Where Things Stand Now
It’s true that it may now be, from a political standpoint, impossible for Israel to make peace. Thanks to decades of nationalist propaganda, most left-of-center Israelis believed even before October 7 that there was no way to make peace with Palestinians. Meanwhile, right-wing nationalists and religious conservatives simply want to keep the West Bank and so wouldn’t make peace even if they thought it were possible.
Now, after last month’s shocking Hamas assault, the situation appears insoluble. Any Israeli leader who tried to do what’s necessary for a two-state solution, especially withdrawing settlers from the West Bank, would face the possibility of a revolt from a faction of the Israeli military and would personally be in great physical danger.

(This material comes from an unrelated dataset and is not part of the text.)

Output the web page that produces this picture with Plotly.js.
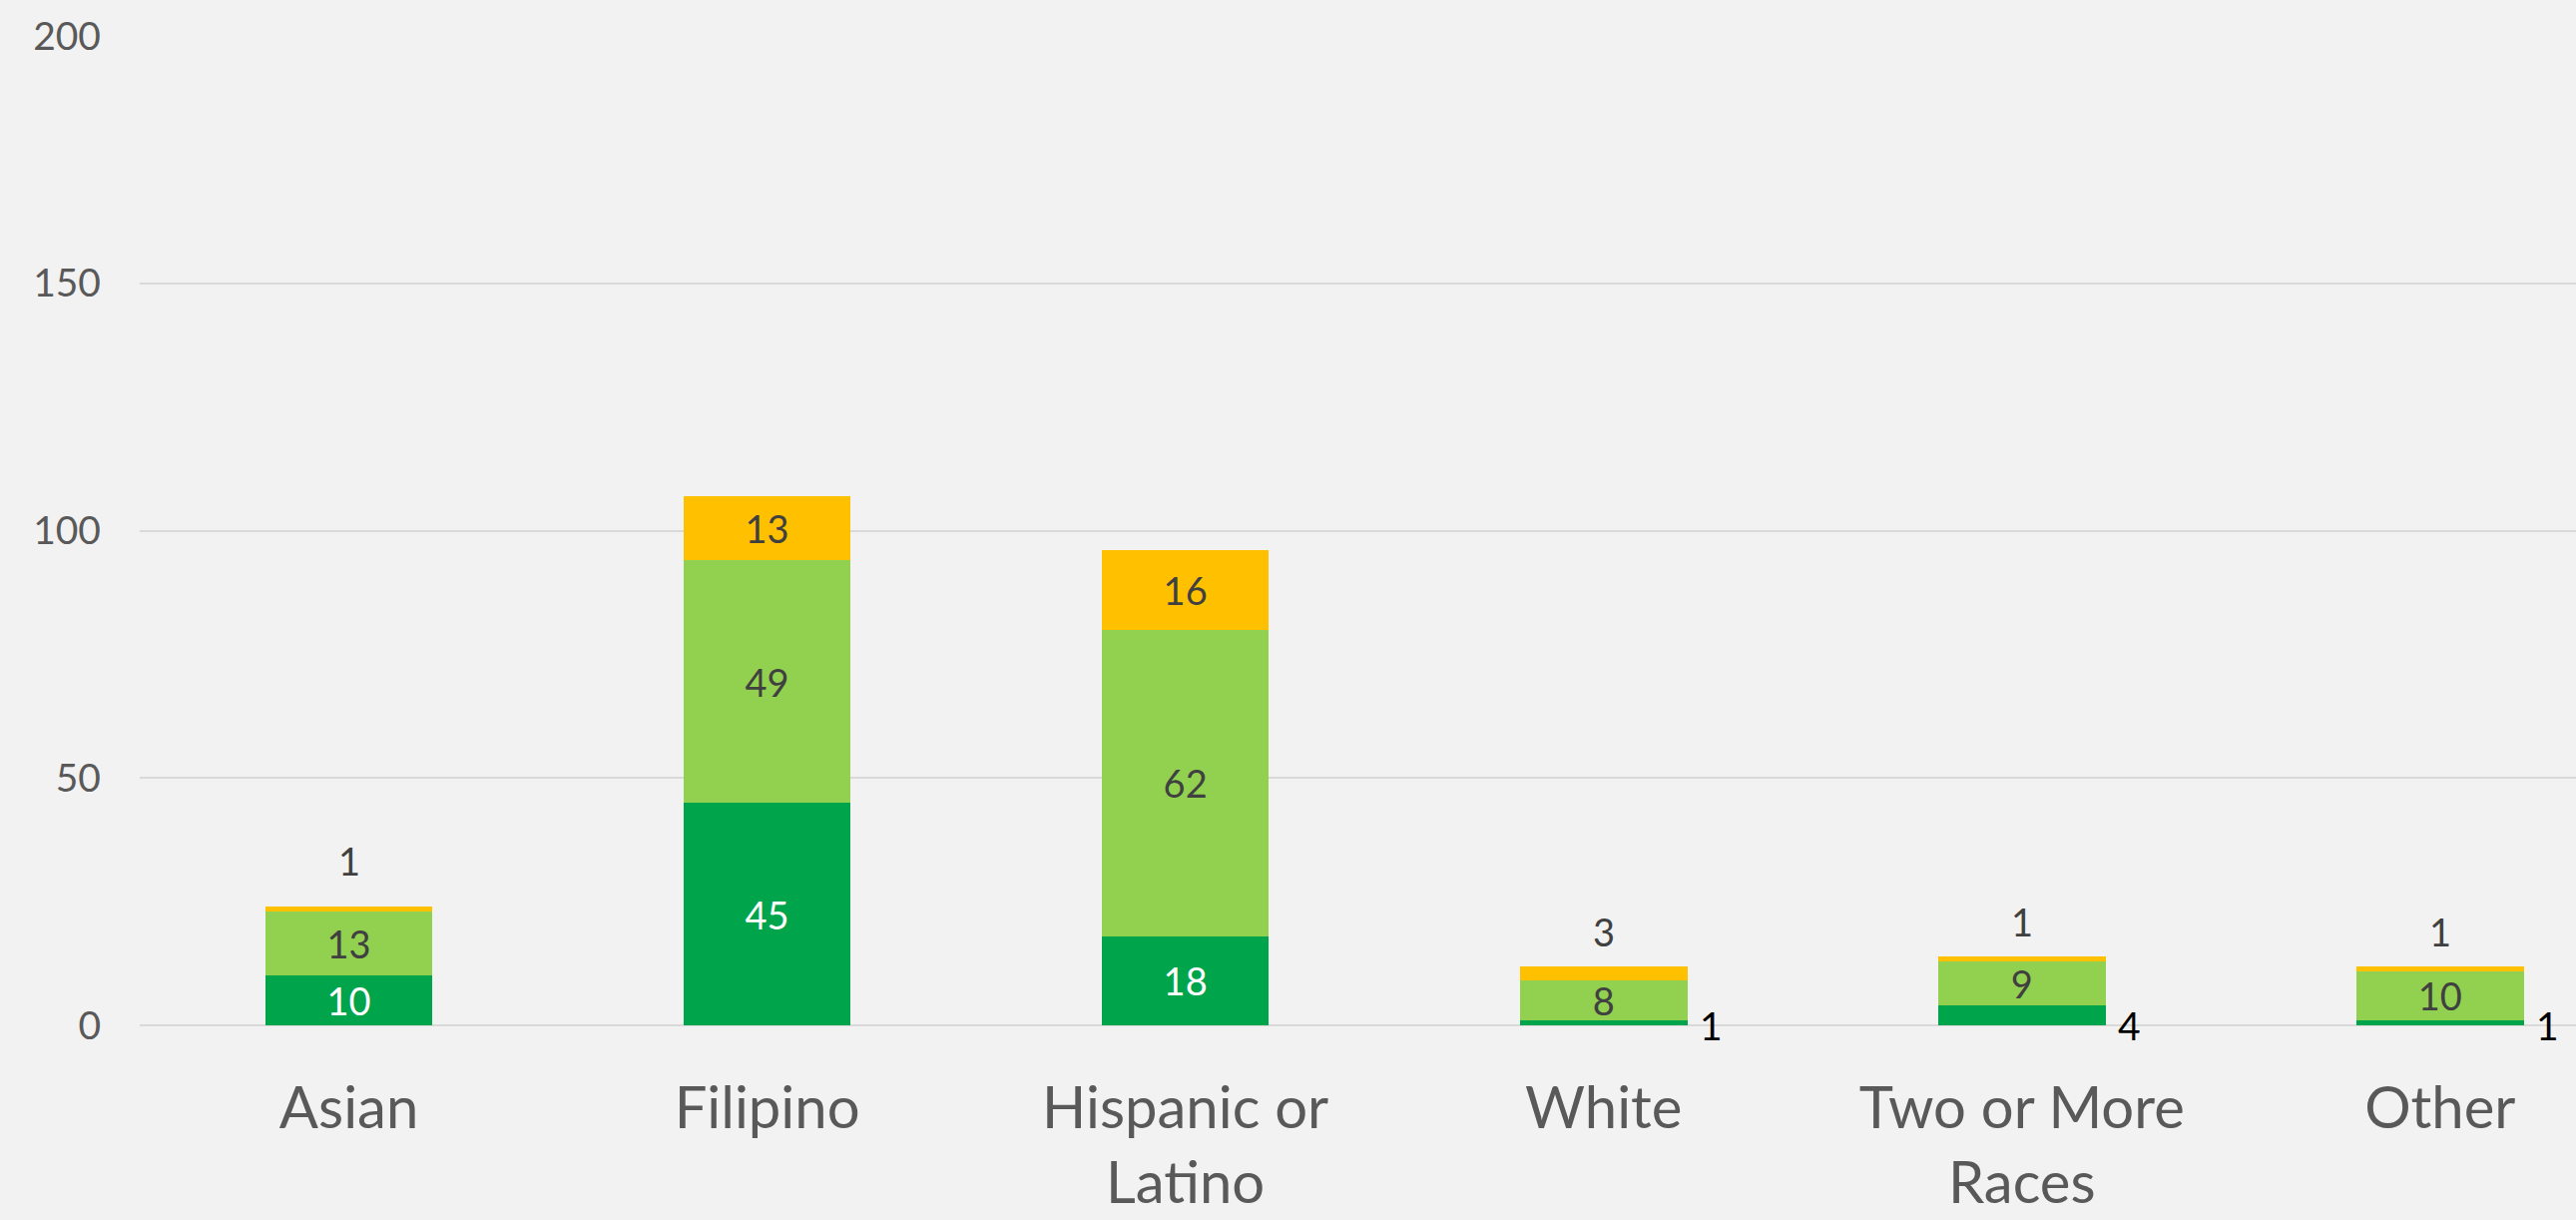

Nevertheless, we are where we are. What hope there is lies in the fact that the world — at least, the world minus the U.S., Israel, and the tiny island of Nauru — recognizes the incredible urgency of peace. The appalling suffering of Palestinians remains what it has been for 75 years: a sanguineous wound, both literally and metaphorically, at the center of the Middle East. If it is never healed, we will continually face the possibility of regional or even larger wars. Long ago, James Baldwin observed that “Not everything that is faced can be changed, but nothing can be changed until it is faced.” We don’t know if this horrendous tragedy can be ended, but if it can be, the first thing Americans and everyone else have to do is face reality.